PROBLEM TO WORK ON: Output only the lines from the start of the entries through the line holding "(a1t) at (322,57)". Each line must match the original exactly.

═════ DATA SHOWN

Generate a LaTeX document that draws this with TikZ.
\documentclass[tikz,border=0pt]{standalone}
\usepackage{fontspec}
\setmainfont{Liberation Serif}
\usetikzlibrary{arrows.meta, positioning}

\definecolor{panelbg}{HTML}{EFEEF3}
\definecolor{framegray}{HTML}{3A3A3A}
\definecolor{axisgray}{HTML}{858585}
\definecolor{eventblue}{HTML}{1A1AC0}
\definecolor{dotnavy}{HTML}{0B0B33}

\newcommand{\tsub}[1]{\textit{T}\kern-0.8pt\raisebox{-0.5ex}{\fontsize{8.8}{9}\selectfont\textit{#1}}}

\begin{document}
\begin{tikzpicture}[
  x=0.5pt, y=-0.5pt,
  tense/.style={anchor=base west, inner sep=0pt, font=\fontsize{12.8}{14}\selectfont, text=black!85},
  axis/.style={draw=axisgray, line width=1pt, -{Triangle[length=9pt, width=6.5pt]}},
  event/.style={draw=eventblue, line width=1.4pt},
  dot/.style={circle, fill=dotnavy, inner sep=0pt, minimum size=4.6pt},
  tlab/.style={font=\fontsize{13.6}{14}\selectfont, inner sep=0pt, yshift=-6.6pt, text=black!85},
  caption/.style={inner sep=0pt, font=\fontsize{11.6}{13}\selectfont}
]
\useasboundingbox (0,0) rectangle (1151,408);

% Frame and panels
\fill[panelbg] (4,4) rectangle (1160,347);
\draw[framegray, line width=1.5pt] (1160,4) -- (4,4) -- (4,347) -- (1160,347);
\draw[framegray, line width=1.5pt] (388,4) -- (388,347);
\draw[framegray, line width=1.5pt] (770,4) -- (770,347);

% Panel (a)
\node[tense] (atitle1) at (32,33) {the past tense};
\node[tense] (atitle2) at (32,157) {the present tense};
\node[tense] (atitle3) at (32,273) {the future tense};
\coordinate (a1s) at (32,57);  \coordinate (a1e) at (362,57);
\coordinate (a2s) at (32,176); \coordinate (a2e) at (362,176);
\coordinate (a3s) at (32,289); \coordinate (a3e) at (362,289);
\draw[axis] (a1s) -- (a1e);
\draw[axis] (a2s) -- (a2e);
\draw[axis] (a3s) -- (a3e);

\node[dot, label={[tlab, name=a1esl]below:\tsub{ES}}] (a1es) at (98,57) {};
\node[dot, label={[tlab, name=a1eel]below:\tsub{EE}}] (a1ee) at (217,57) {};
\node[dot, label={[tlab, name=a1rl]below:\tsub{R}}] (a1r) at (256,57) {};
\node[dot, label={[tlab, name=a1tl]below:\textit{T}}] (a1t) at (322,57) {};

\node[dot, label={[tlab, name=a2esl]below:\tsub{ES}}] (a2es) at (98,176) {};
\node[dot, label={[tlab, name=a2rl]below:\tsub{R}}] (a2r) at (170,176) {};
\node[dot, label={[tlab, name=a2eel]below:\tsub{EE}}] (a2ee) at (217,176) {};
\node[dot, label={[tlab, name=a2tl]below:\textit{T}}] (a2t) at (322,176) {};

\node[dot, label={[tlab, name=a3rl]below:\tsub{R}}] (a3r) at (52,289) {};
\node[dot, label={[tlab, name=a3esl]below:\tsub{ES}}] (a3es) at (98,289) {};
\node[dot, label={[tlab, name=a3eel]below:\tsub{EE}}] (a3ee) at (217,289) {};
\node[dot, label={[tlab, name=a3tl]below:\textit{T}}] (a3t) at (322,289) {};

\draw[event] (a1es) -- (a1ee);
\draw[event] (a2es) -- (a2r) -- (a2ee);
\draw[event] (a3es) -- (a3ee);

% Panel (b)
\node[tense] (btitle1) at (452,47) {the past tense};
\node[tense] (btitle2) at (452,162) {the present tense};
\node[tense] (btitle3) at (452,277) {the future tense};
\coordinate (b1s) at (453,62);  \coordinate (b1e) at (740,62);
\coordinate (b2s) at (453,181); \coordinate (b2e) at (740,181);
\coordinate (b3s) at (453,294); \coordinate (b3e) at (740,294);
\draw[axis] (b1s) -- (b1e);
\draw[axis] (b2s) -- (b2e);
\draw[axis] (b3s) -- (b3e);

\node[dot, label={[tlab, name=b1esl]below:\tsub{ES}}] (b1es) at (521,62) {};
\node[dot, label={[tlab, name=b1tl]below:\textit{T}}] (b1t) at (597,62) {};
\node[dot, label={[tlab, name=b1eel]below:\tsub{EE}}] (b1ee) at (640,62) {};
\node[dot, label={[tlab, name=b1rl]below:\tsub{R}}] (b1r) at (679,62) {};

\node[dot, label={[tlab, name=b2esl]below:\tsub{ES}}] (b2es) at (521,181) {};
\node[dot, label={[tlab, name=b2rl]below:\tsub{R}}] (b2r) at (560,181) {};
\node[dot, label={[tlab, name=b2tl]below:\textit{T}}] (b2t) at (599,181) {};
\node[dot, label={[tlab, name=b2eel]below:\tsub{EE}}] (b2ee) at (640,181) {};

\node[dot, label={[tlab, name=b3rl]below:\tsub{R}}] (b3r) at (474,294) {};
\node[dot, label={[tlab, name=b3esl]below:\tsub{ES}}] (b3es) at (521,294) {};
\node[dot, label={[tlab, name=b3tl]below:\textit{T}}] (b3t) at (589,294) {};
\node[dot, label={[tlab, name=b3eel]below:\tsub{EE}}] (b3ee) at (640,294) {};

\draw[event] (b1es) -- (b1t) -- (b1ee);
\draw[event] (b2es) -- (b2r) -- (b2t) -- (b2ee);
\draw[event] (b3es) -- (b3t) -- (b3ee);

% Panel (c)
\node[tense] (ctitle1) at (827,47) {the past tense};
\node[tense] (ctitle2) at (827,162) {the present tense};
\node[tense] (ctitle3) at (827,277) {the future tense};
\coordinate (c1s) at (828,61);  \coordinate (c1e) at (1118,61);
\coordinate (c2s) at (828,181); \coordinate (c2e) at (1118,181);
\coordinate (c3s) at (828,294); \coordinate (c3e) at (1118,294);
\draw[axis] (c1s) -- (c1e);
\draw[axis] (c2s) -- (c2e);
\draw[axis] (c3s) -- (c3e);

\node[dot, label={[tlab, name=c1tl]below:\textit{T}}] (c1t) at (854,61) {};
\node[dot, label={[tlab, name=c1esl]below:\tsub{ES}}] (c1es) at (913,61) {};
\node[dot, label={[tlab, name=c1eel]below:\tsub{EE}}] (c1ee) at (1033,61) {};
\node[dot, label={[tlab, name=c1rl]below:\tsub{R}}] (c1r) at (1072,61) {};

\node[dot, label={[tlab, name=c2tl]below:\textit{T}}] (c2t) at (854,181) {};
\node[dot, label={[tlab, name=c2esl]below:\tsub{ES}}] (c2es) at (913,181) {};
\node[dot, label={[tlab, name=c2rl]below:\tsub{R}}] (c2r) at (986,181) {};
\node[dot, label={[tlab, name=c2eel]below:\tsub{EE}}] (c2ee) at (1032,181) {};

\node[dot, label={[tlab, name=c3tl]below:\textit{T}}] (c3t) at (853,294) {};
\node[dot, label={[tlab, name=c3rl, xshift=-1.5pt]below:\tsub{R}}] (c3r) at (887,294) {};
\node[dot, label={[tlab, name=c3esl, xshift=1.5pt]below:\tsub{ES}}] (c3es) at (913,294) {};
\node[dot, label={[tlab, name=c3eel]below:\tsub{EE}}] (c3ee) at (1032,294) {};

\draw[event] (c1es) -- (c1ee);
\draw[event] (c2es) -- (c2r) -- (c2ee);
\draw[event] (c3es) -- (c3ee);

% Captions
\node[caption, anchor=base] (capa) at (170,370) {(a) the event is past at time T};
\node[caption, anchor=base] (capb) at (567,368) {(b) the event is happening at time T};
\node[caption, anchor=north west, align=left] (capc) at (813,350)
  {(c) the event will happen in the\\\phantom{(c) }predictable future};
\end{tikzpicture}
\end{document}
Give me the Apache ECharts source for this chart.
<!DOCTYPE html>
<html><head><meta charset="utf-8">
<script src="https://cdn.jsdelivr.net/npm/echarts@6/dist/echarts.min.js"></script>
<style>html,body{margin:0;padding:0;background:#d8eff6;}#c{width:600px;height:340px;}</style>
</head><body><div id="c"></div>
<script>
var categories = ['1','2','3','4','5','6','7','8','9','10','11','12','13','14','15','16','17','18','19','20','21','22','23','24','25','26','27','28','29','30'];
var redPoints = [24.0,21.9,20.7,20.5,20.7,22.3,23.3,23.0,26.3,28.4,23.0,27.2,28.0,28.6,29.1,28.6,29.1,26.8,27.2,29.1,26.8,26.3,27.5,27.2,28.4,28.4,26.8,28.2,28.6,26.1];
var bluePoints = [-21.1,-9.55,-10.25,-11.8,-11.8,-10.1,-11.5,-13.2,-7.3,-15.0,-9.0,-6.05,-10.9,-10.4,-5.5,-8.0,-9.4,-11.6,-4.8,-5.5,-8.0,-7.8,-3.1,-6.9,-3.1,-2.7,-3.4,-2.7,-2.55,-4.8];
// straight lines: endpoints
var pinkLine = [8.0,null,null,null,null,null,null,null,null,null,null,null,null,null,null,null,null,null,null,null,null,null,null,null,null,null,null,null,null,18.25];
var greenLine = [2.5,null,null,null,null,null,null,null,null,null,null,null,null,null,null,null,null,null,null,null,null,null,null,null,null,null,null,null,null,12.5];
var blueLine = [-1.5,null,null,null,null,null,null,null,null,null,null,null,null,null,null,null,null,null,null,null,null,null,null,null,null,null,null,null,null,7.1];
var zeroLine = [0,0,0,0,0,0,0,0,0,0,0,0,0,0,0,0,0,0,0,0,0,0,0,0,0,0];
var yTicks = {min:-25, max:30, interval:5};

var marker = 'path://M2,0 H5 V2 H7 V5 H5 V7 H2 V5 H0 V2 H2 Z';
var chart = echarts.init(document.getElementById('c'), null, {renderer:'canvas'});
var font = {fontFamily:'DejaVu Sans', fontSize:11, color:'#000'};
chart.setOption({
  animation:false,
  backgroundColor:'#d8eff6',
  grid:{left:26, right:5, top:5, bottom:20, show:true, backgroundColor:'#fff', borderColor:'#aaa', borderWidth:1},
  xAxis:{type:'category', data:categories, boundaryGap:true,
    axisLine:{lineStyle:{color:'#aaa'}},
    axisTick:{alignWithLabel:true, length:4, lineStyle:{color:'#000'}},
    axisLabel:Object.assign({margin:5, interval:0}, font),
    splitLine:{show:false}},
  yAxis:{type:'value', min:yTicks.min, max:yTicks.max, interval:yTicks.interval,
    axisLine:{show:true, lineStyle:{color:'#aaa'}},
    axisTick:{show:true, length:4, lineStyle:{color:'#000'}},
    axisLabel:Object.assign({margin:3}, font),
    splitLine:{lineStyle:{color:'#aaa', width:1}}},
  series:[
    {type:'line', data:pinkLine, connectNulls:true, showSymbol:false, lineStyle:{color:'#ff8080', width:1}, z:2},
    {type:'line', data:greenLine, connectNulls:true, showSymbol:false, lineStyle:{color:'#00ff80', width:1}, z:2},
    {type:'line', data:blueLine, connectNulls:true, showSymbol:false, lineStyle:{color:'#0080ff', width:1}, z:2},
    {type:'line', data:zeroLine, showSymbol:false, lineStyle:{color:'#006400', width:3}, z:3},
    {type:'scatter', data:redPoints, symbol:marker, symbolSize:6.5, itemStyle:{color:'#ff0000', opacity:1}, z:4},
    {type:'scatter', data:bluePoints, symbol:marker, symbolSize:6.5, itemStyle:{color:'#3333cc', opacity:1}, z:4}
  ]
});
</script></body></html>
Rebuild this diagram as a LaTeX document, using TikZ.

══════════

OUTPUT BELOW:
Generate a LaTeX document that draws this with TikZ.
\documentclass[tikz,border=0pt]{standalone}
\usepackage{fontspec}
\setmainfont{Liberation Serif}
\usetikzlibrary{arrows.meta, positioning}

\definecolor{panelbg}{HTML}{EFEEF3}
\definecolor{framegray}{HTML}{3A3A3A}
\definecolor{axisgray}{HTML}{858585}
\definecolor{eventblue}{HTML}{1A1AC0}
\definecolor{dotnavy}{HTML}{0B0B33}

\newcommand{\tsub}[1]{\textit{T}\kern-0.8pt\raisebox{-0.5ex}{\fontsize{8.8}{9}\selectfont\textit{#1}}}

\begin{document}
\begin{tikzpicture}[
  x=0.5pt, y=-0.5pt,
  tense/.style={anchor=base west, inner sep=0pt, font=\fontsize{12.8}{14}\selectfont, text=black!85},
  axis/.style={draw=axisgray, line width=1pt, -{Triangle[length=9pt, width=6.5pt]}},
  event/.style={draw=eventblue, line width=1.4pt},
  dot/.style={circle, fill=dotnavy, inner sep=0pt, minimum size=4.6pt},
  tlab/.style={font=\fontsize{13.6}{14}\selectfont, inner sep=0pt, yshift=-6.6pt, text=black!85},
  caption/.style={inner sep=0pt, font=\fontsize{11.6}{13}\selectfont}
]
\useasboundingbox (0,0) rectangle (1151,408);

% Frame and panels
\fill[panelbg] (4,4) rectangle (1160,347);
\draw[framegray, line width=1.5pt] (1160,4) -- (4,4) -- (4,347) -- (1160,347);
\draw[framegray, line width=1.5pt] (388,4) -- (388,347);
\draw[framegray, line width=1.5pt] (770,4) -- (770,347);

% Panel (a)
\node[tense] (atitle1) at (32,33) {the past tense};
\node[tense] (atitle2) at (32,157) {the present tense};
\node[tense] (atitle3) at (32,273) {the future tense};
\coordinate (a1s) at (32,57);  \coordinate (a1e) at (362,57);
\coordinate (a2s) at (32,176); \coordinate (a2e) at (362,176);
\coordinate (a3s) at (32,289); \coordinate (a3e) at (362,289);
\draw[axis] (a1s) -- (a1e);
\draw[axis] (a2s) -- (a2e);
\draw[axis] (a3s) -- (a3e);

\node[dot, label={[tlab, name=a1esl]below:\tsub{ES}}] (a1es) at (98,57) {};
\node[dot, label={[tlab, name=a1eel]below:\tsub{EE}}] (a1ee) at (217,57) {};
\node[dot, label={[tlab, name=a1rl]below:\tsub{R}}] (a1r) at (256,57) {};
\node[dot, label={[tlab, name=a1tl]below:\textit{T}}] (a1t) at (322,57) {};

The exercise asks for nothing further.